You could do baby sized bibs and adult sized bibs.

augustlan's avatar

If you have an open market nearby, how about cupcakes? Your caramel suggestion made me think about it… best cupcakes I’ve ever had were salted caramel ones. Delicious!

noodle_poodle's avatar

Cooking is great but be aware that it can have unexpected worries about food health and safety standards, allergic reactions and so forth. Its truly sad but these days (in the uk anyway) they are debating about people being allowed to sell home cooked food as there is no way to tell if the food was prepared in a safe and hygienic environment. It sucks, but then somebody claiming you poisoned them and trying to sue you would also suck in the extreme.

jca's avatar

@noodle_poodle brings up a good point.

Whatever you choose, it seems the equipment and the know how are only ⅔rd’s. The other third is the vision, the creativitiy, the uniqueness of whatever you make.

Pied_Pfeffer's avatar

And don’t forget the whole marketing aspect.

Bellatrix's avatar

You said you wanted to make things that lasted but back on the cooking thing, cakes. If you are creative, make birthday or special occasion cakes. There was a store here that made birthday cakes – they were mud cakes but they were decorated in chocolates and then covered in all sorts of lollies. They were a riot of colour and quite stunning.

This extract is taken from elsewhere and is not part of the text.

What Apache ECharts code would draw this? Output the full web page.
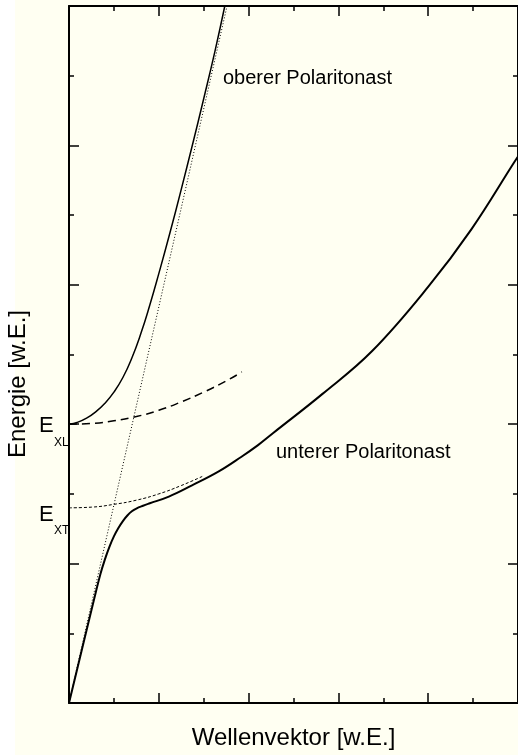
<!DOCTYPE html>
<html>
<head>
<meta charset="utf-8">
<script src="https://cdn.jsdelivr.net/npm/echarts@6/dist/echarts.min.js"></script>
<style>
  html, body { margin: 0; padding: 0; }
  body { width: 518px; height: 755px; overflow: hidden;
         background: linear-gradient(to right, #ffffff 0px, #ffffff 15px, #fffff2 15px, #fffff2 100%); }
  #chart { width: 518px; height: 755px; }
</style>
</head>
<body>
<div id="chart"></div>
<script>
// Axis ranges / ticks (arbitrary units, no tick labels)
const axisMin = 0;
const axisMax = 10;
const majorInterval = 2;

// Axis titles and annotations
const xTitle = 'Wellenvektor [w.E.]';
const yTitle = 'Energie [w.E.]';
const upperLabel = 'oberer Polaritonast';
const lowerLabel = 'unterer Polaritonast';
const exlMain = 'E', exlSub = 'XL';
const extMain = 'E', extSub = 'XT';

// Light line (dotted)
const photonK = [0, 3.52];
const photonE = [0, 10];

// Upper polariton branch (solid)
const upperK = [0, 0.2, 0.4, 0.6, 0.8, 1.0, 1.2, 1.4, 1.6, 1.8, 2.0, 2.25, 2.5, 2.75, 3.0, 3.25, 3.47];
const upperE = [4.0, 4.03, 4.09, 4.18, 4.30, 4.46, 4.67, 4.95, 5.30, 5.71, 6.16, 6.75, 7.37, 8.01, 8.67, 9.35, 10.0];

// Longitudinal exciton (dashed)
const xlK = [0, 0.5, 1.0, 1.5, 2.0, 2.5, 3.0, 3.5, 3.85];
const xlE = [4.0, 4.01, 4.05, 4.11, 4.2, 4.32, 4.46, 4.62, 4.75];

// Transverse exciton (short dashed)
const xtK = [0, 0.5, 1.0, 1.5, 2.0, 2.5, 3.0];
const xtE = [2.8, 2.81, 2.85, 2.91, 3.0, 3.12, 3.26];

// Lower polariton branch (solid, thick)
const lowerK = [0, 0.564, 0.7, 0.8, 0.9, 1.0, 1.1, 1.2, 1.3, 1.4, 1.5, 1.65, 1.8, 2.224, 2.729, 3.326, 3.834, 4.21, 4.541, 5.646, 6.751, 8.011, 8.961, 9.912, 10.0];
const lowerE = [0, 1.502, 1.85, 2.06, 2.24, 2.39, 2.51, 2.61, 2.69, 2.75, 2.79, 2.83, 2.865, 2.961, 3.119, 3.319, 3.53, 3.70, 3.87, 4.435, 5.05, 5.98, 6.795, 7.754, 7.84];

const zip = (a, b) => a.map((v, i) => [v, b[i]]);
const FONT = 'Liberation Sans, Arial, Helvetica, sans-serif';

function mkAxis(pos, extra) {
  return Object.assign({
    type: 'value', position: pos, min: axisMin, max: axisMax, interval: majorInterval,
    axisLine: { show: true, onZero: false, lineStyle: { color: '#000', width: 2 } },
    axisTick: { show: true, inside: true, length: 10, lineStyle: { color: '#000', width: 1.5 } },
    minorTick: { show: true, splitNumber: 2, length: 5, lineStyle: { color: '#000', width: 1.5 } },
    axisLabel: { show: false },
    splitLine: { show: false }
  }, extra || {});
}

function txt(x, y, text, size, extra) {
  return { type: 'text', x: x, y: y,
    style: Object.assign({ text: text, font: size + 'px ' + FONT, fill: '#000', align: 'left', verticalAlign: 'middle' }, extra || {}) };
}

const chart = echarts.init(document.getElementById('chart'), null, { renderer: 'canvas' });
chart.setOption({
  backgroundColor: 'transparent',
  animation: false,
  grid: { left: 69, top: 6, right: -4, bottom: 50, containLabel: false },
  xAxis: [
    mkAxis('bottom', { name: xTitle, nameLocation: 'middle', nameGap: 23,
      nameTextStyle: { fontFamily: FONT, fontSize: 24, color: '#000' } }),
    mkAxis('top')
  ],
  yAxis: [
    mkAxis('left'),
    mkAxis('right')
  ],
  series: [
    { type: 'line', data: zip(photonK, photonE), showSymbol: false,
      lineStyle: { color: '#000', width: 1, type: [1, 2] } },
    { type: 'line', data: zip(xlK, xlE), showSymbol: false, smooth: true,
      lineStyle: { color: '#000', width: 1.5, type: [8, 5] } },
    { type: 'line', data: zip(xtK, xtE), showSymbol: false, smooth: true,
      lineStyle: { color: '#000', width: 1, type: [3, 2] } },
    { type: 'line', data: zip(upperK, upperE), showSymbol: false, smooth: 0.5,
      lineStyle: { color: '#000', width: 1.5 } },
    { type: 'line', data: zip(lowerK, lowerE), showSymbol: false, smooth: 0.4,
      lineStyle: { color: '#000', width: 2 } }
  ],
  graphic: [
    { type: 'text', x: 18, y: 384, rotation: Math.PI / 2,
      style: { text: yTitle, font: '24px ' + FONT, fill: '#000', align: 'center', verticalAlign: 'middle' } },
    txt(223, 78, upperLabel, 20),
    txt(276, 452, lowerLabel, 20),
    txt(39, 426, exlMain, 22),
    txt(54, 443, exlSub, 12),
    txt(39, 515, extMain, 22),
    txt(54, 531, extSub, 12)
  ]
});
</script>
</body>
</html>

I got my daughter a cake for her birthday with a huge guitar made of chocolate on top. The cake was stunning but it also tasted heavenly. I would have paid three times what that lady charged me for that cake. She went out of business because she didn’t market herself well and wasn’t charging enough.

Back to the chocolate idea, if you are creative you can charge a lot for handmade chocolates. I paid over $40 for a small box for my daughter when we were away. It was a special treat but people will pay for quality and uniqueness.

You would need to check out the health regulations though.

Jeruba's avatar

Chocolate jewelry! Edible bracelets! Yum. Sign me up.